Yo fui uno de los que se colgó la cámara al cuello, y como impulsor de la idea, me tomé muy en serio aquella larga sesión fotográfica. Así que ya estaba a las 7:50 de la mañana inmortalizando la parada del coche de línea con destino a Burgos. Y de aquí para allá me pasé dodo el día, al acecho de cualquier imagen que pudiera contribuir a un resumen gráfico de la Pedrosa de aquellos tiempos.
A media mañana me encaminé por la carretera de Itero y me encontré con Antonio, que pastoreaba su rebaño en un rastrojo. Me gustaba charlar de cuando en vez con el bueno de Antonio, proclive siempre a conversar con buen ánimo y al que tanto le gustaba sacar a bailar a las chicas en las verbenas de la fiesta.
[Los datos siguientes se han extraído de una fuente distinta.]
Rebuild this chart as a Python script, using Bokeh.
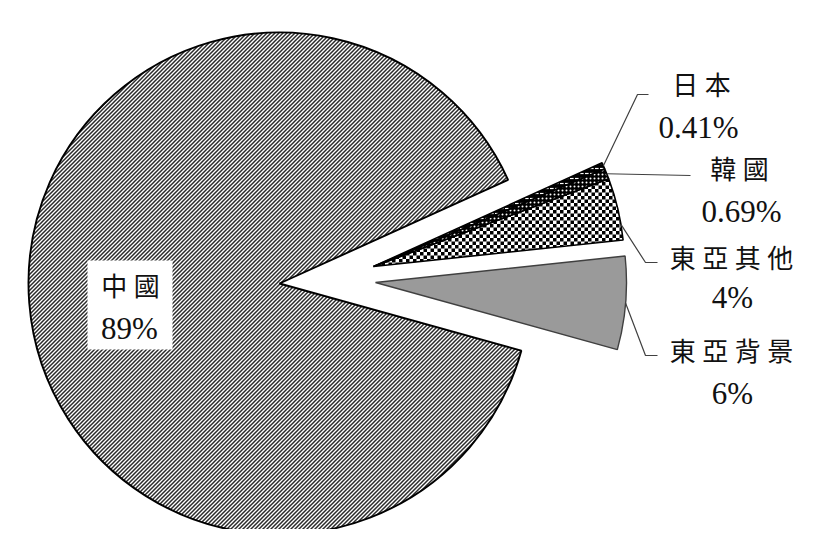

Amparado en esa escueta familiaridad, le pedí respetuosamente permiso para hacerle alguna foto, explicándole cuál era nuestro propósito. Concedió sin dudarlo, y una de aquellas instantáneas es la que figura en esta entrada.
La verdad es que entonces yo no podía imaginar que, casi treinta años después, no hubiera ningún pastor conduciendo su rebaño por los campos y laderas de Pedrosa. Los últimos vestigios de aquella grandiosa tradición lanera que tanto acrecentó la economía de Castilla en sus años de gloria y permitió levantar buena parte del impresionante patrimonio artístico que aún hoy conservamos se fueron apagando poco a poco a final del s. XX, hasta no quedar nada. Corrales arrumbados y humildes chozas construidas con hiladas de piedra, diseminados por campos y laderas, guardan humilde testimonio de los tiempos en que la actividad ganadera ovina era crucial en la vida de nuestros pueblos.
Sirva esta fotografía como un pequeño homenaje a aquella inolvidable estampa de la niñez, la de aquellos hombres endurecidos por los fríos del invierno y el calor del verano, solitarios, enjutos, guiando con sus perros al rebaño de ovejas mientras el burro cargaba mansamente con el peso de las alforjas.